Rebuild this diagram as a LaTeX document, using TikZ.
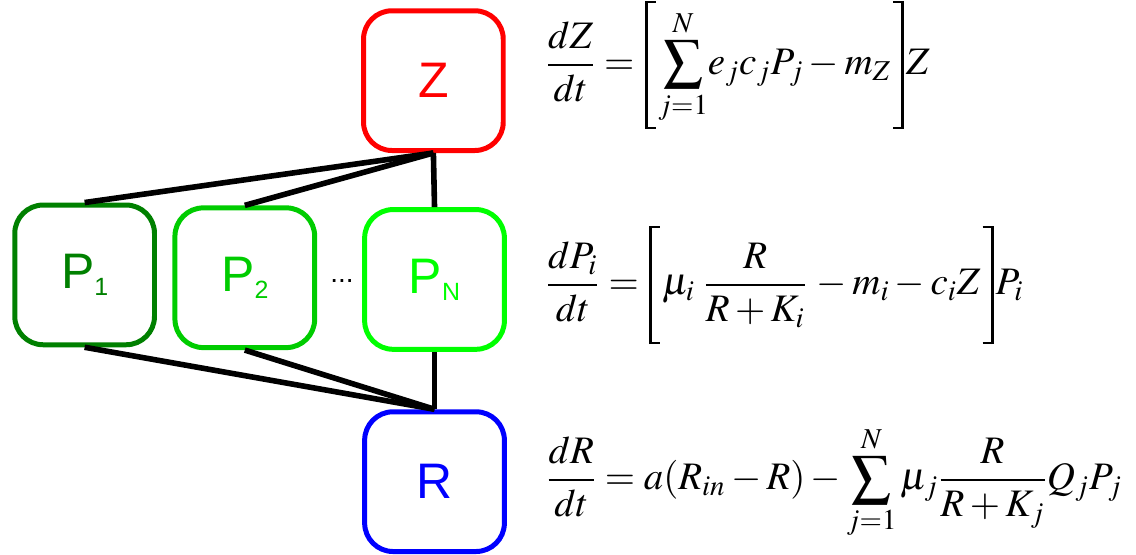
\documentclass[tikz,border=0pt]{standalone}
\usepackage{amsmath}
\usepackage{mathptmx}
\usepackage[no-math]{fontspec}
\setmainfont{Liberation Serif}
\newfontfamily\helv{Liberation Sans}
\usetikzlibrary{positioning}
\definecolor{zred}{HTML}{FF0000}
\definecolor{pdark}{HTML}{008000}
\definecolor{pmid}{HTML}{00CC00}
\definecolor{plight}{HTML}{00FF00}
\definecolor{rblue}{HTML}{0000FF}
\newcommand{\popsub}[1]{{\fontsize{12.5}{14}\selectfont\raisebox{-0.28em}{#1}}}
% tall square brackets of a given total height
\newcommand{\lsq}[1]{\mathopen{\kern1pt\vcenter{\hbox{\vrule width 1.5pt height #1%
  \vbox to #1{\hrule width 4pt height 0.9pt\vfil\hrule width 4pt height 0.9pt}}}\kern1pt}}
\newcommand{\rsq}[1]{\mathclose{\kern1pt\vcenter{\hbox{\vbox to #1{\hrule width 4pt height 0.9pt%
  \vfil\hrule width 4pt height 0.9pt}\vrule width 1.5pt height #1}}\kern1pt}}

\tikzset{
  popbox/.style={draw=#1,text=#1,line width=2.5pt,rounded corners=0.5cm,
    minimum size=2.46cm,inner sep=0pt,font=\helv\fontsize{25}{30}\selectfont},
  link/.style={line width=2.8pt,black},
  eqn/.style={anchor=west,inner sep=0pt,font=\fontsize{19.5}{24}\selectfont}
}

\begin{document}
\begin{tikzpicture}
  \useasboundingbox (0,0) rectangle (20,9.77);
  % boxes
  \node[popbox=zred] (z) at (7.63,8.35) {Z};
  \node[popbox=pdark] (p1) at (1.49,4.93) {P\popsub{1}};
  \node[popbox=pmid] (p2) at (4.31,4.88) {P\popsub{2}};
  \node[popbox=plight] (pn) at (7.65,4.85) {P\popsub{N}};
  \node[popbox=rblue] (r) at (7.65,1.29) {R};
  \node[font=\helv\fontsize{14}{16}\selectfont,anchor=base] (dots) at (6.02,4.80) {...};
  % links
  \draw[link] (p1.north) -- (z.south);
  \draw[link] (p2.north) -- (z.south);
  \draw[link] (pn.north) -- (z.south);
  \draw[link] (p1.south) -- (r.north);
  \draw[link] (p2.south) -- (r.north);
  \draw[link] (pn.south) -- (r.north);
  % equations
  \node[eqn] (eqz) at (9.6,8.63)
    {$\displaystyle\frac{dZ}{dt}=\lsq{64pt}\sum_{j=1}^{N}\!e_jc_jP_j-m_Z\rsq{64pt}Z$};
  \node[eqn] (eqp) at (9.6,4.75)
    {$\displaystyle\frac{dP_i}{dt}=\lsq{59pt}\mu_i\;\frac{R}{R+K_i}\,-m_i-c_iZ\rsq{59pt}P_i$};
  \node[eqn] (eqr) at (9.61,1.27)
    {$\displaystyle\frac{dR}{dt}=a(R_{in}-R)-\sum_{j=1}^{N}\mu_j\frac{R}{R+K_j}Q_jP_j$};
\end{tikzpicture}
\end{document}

+===+

**What you should do:**
Copy every line above word for word and exclude the pictures.

**Response to this task:**
Rebuild this diagram as a LaTeX document, using TikZ.
\documentclass[tikz,border=0pt]{standalone}
\usepackage{amsmath}
\usepackage{mathptmx}
\usepackage[no-math]{fontspec}
\setmainfont{Liberation Serif}
\newfontfamily\helv{Liberation Sans}
\usetikzlibrary{positioning}
\definecolor{zred}{HTML}{FF0000}
\definecolor{pdark}{HTML}{008000}
\definecolor{pmid}{HTML}{00CC00}
\definecolor{plight}{HTML}{00FF00}
\definecolor{rblue}{HTML}{0000FF}
\newcommand{\popsub}[1]{{\fontsize{12.5}{14}\selectfont\raisebox{-0.28em}{#1}}}
% tall square brackets of a given total height
\newcommand{\lsq}[1]{\mathopen{\kern1pt\vcenter{\hbox{\vrule width 1.5pt height #1%
  \vbox to #1{\hrule width 4pt height 0.9pt\vfil\hrule width 4pt height 0.9pt}}}\kern1pt}}
\newcommand{\rsq}[1]{\mathclose{\kern1pt\vcenter{\hbox{\vbox to #1{\hrule width 4pt height 0.9pt%
  \vfil\hrule width 4pt height 0.9pt}\vrule width 1.5pt height #1}}\kern1pt}}

\tikzset{
  popbox/.style={draw=#1,text=#1,line width=2.5pt,rounded corners=0.5cm,
    minimum size=2.46cm,inner sep=0pt,font=\helv\fontsize{25}{30}\selectfont},
  link/.style={line width=2.8pt,black},
  eqn/.style={anchor=west,inner sep=0pt,font=\fontsize{19.5}{24}\selectfont}
}

\begin{document}
\begin{tikzpicture}
  \useasboundingbox (0,0) rectangle (20,9.77);
  % boxes
  \node[popbox=zred] (z) at (7.63,8.35) {Z};
  \node[popbox=pdark] (p1) at (1.49,4.93) {P\popsub{1}};
  \node[popbox=pmid] (p2) at (4.31,4.88) {P\popsub{2}};
  \node[popbox=plight] (pn) at (7.65,4.85) {P\popsub{N}};
  \node[popbox=rblue] (r) at (7.65,1.29) {R};
  \node[font=\helv\fontsize{14}{16}\selectfont,anchor=base] (dots) at (6.02,4.80) {...};
  % links
  \draw[link] (p1.north) -- (z.south);
  \draw[link] (p2.north) -- (z.south);
  \draw[link] (pn.north) -- (z.south);
  \draw[link] (p1.south) -- (r.north);
  \draw[link] (p2.south) -- (r.north);
  \draw[link] (pn.south) -- (r.north);
  % equations
  \node[eqn] (eqz) at (9.6,8.63)
    {$\displaystyle\frac{dZ}{dt}=\lsq{64pt}\sum_{j=1}^{N}\!e_jc_jP_j-m_Z\rsq{64pt}Z$};
  \node[eqn] (eqp) at (9.6,4.75)
    {$\displaystyle\frac{dP_i}{dt}=\lsq{59pt}\mu_i\;\frac{R}{R+K_i}\,-m_i-c_iZ\rsq{59pt}P_i$};
  \node[eqn] (eqr) at (9.61,1.27)
    {$\displaystyle\frac{dR}{dt}=a(R_{in}-R)-\sum_{j=1}^{N}\mu_j\frac{R}{R+K_j}Q_jP_j$};
\end{tikzpicture}
\end{document}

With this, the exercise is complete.